Au titre des préjudices patrimoniaux réparables, la Cour vise d’abord le préjudice matériel lié aux activités de dépollution ; elle vise ensuite le préjudice économique résultant de la pollution, constitué par l’ensemble des pertes et revenus et des gains manqués. Mais c’est la consécration du préjudice écologique qui est l’apport le plus visible de l’affaire Erika. Intégré au Code civil français par la loi du 8 août 2016 pour la reconquête de la biodiversité, de la nature et des paysages, le préjudice écologique contribue à l’extension des catégories de préjudices réparables, qui comprennent désormais un préjudice spécifique n’affectant aucune personne isolément mais la collectivité des hommes qui vivent en interaction avec l’intérêt endommagé.
Désormais, il existe un chef de préjudice autonome pour les dommages causés à l’environnement, dont le législateur, par un subtil mélange des principes du droit de l’environnement et de ceux du droit de la responsabilité civile, a prévu les modalités de réparation. Il s’agit là d’une avancée majeure dans la lutte du droit contre les pollutions marines. Au-delà de l’affaire Erika, la tendance est aujourd’hui à la responsabilisation de l’ensemble des acteurs maritimes. Les enjeux environnementaux prennent de plus en plus d’ampleur dans les débats sur les activités qui sont menées en mer, comme en témoignent les nouvelles limites fixées par l’OMI quant à la teneur en soufre du fuel-oil utilisé par les navires à partir du 1er janvier 2020.

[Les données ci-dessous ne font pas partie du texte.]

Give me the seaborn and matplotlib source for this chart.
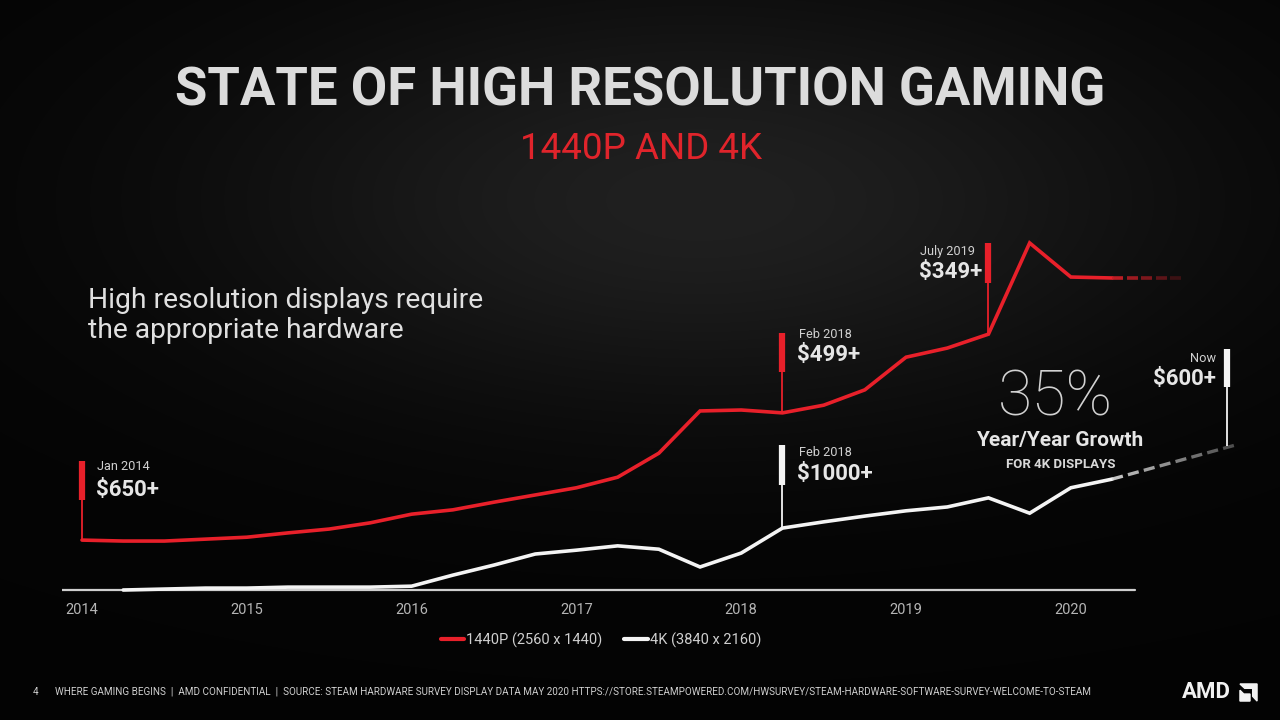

L’affaire Erika a permis de mettre en lumière les insuffisances du droit international pour les dommages graves. Dans ces situations, la limitation de responsabilité altère la réparation du préjudice et fait apparaitre la nécessité d’adapter les droits nationaux pour tendre à la réparation intégrale des dommages concédés. C’est d’ailleurs pour cette raison que certains États comme le Sénégal ont exclu, sans aller toutefois aussi loin que le législateur français, la possibilité pour le propriétaire du navire d’opposer la limitation de responsabilité aux créances nées des dommages résultant de la pollution par les hydrocarbures (C. mar. march., art. 115, issu de la Loi n° 2002-22 du 16 août 2002). Gageons que le futur Code de la marine marchande apportera des éléments nouveaux susceptibles de renforcer le dispositif en tirant profit, peut-être, des solutions mises en œuvre dans l’affaire Erika. En tout état de cause, cette affaire constitue un tournant décisif dans le droit des pollutions marines. Comme ont pu l’affirmer nombre d’auteurs, il y a bien, en matière de sécurité maritime en général et de lutte contre les pollutions marines en particulier, un avant et un après Erika.